Religion is merely the natural response of a perplexed and fearful people; they spawn from the minds of humankind as a feeble attempt to ease their anxieties once they have recognized that they are living beings that will one day face an inevitable fatality. This acknowledgment of inexorable human death is practically unanimous in all religions, but what follows after that death as well as what the purpose of our brief lives preparatory to said death are where ideas begin to differ. The two most predominant religions of the oriental world are Hinduism and Buddhism. Although many people, especially in Western culture, may think of them as one in the same, in reality they are inherently disparate in their postulations of God, life goals, and the afterlife.

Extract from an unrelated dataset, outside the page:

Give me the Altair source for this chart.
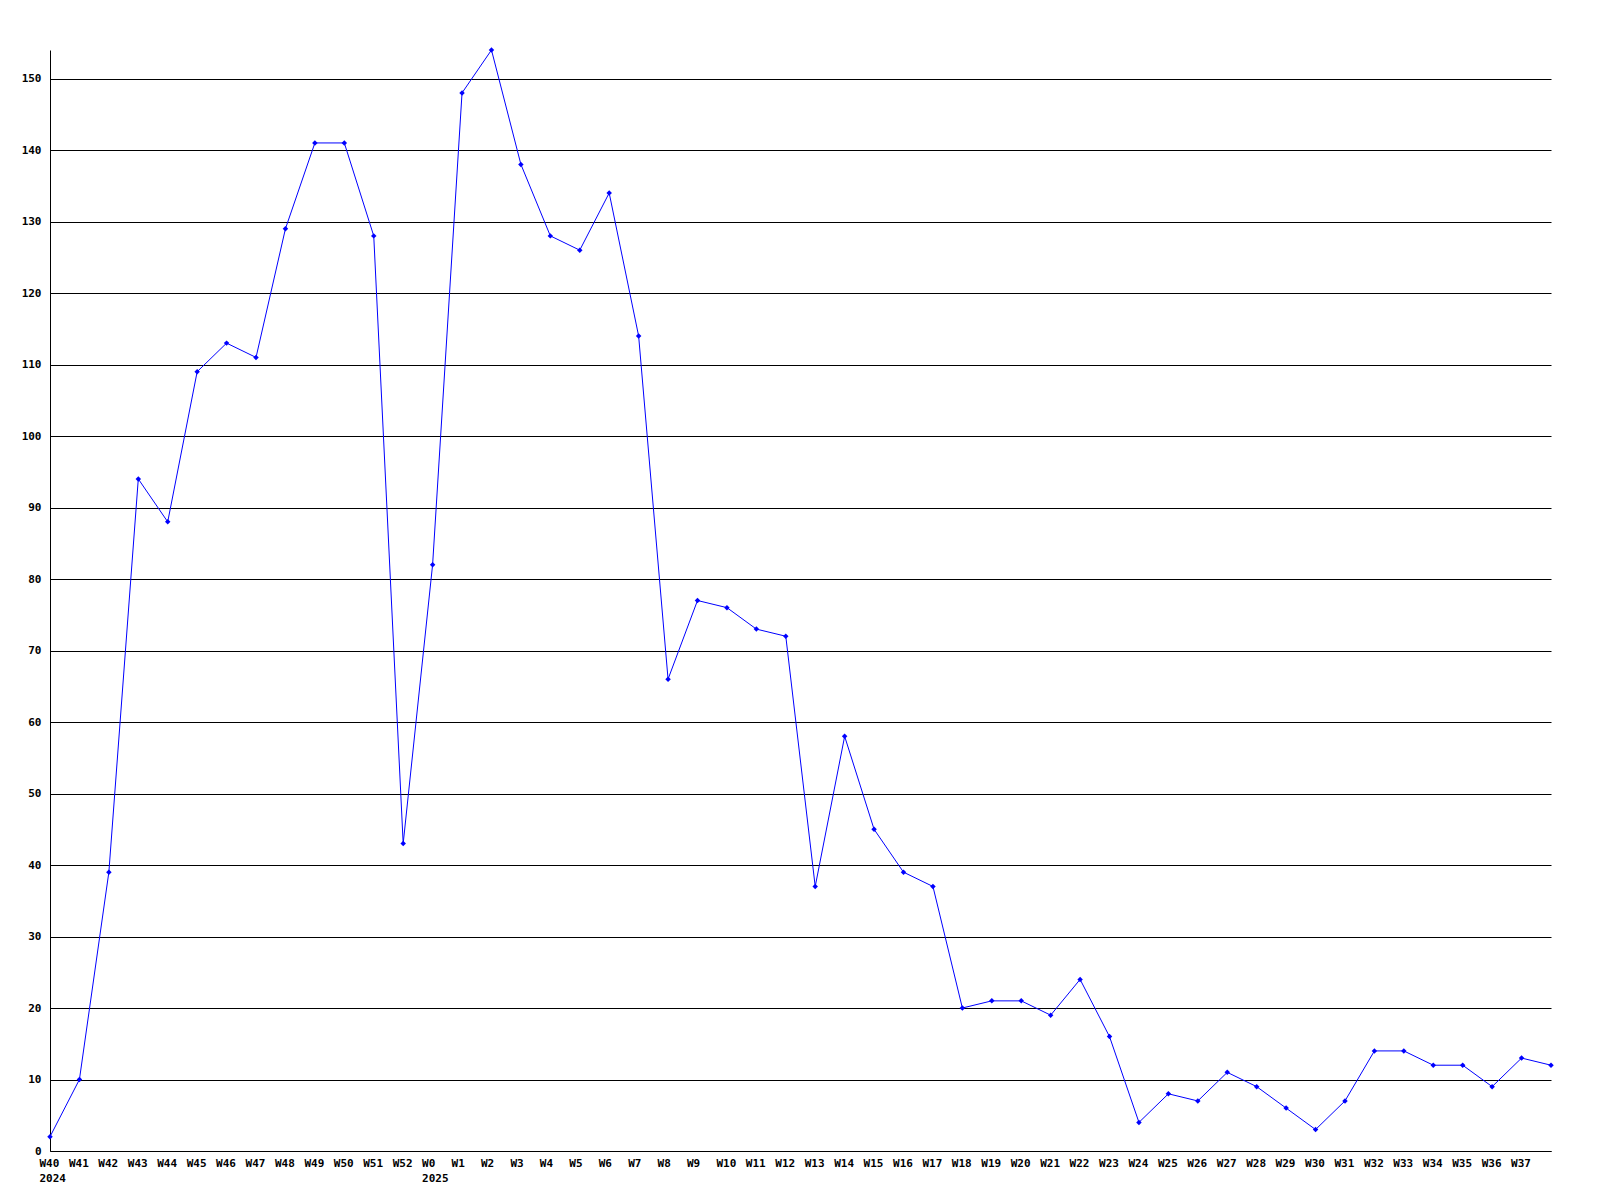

A general understanding of Hinduism is crucial to understanding the birth of Buddhism; Gautama, also known as the Buddha, was born into a Hindu family of upper caste in the year 563 BCE, and went on to be raised in the Hindu tradition. However, he felt a deep discontent with his life and departed from his family in a search for enlightenment; his quest was an eventual success that would lay the foundation for the Buddhist ideology and way of life. As a result, Buddhism and Hinduism appear similar, but it is much easier to view Buddhism as a reformed Hinduism; merely a “reaction against the perversion of Hinduism”. (92)

In the Hindu tradition the public is divided into practically inescapable castes, with glorified Brahmins in the highest level and “untouchable” Shudras hardly acknowledged in the lowest; “between these castes there is no equality…but within each caste there is equality.” (57) It is believed that only the Brahmin can achieve moksha, a liberation from the endless reincarnation cycle known as samsara, and it takes many rebirths supported by a foundation of positive karma to become a Brahmin.  Buddha did not concur with this teaching, he taught a religion “devoid of authority”, powered by a desire to “break the monopolistic grip of the Brahmin on religious teachings.” (94) He spoke widely of the idea that no matter your caste “you can make it in this lifetime.” (97) Gautama had his own vision of what life was; he referred to it as “dukkha”, merely a sufferable journey. He described his idea of Buddhism as “a voyage across life’s river, a transport from the common-sense shore of ignorance…to the further bank of wisdom and enlightenment.” (144) Unlike the Hindu idea of prolonged cycles of life, his journey was shorter and seemed more easily attainable. Hindu teachings claim that Moksha, our end goal of liberation, cannot be attained without a prevailing toil through the four stages of life that require a multitude of recycled journeys of the jiva, our individual Soul.

Caste is only the beginning of their differences, Buddhism does not acknowledge an ethereal all-encompassing God, or an individual reincarnating soul; “Buddha denied spiritual substance”, and held a reverent doctrine of anatta, believing that “the human self is that, it has no soul.” (115) This is a complete opposition to the Hindu belief that “underlying every human self…is a reservoir of being that never dies.” A belief that there is an “infinite center of every life, a Godhead…” known as Atman-Brahman. (20) The Hindu view claims that our jiva transmigrates through endless bodies “steadily growing like a plant” as it attains more information and strength in order to eventually liberate itself and achieve moksha, this process is lengthy due to our surface selves becoming buried under a mass of distractions and false assumptions that can only be escaped through self-discipline and a devout commitment to one of the four yogas. (94) It is taught that the jiva is merely ignorant of its divinity, which is quite similar to the Buddhist belief that we are merely asleep, unaware of our attainable nirvana.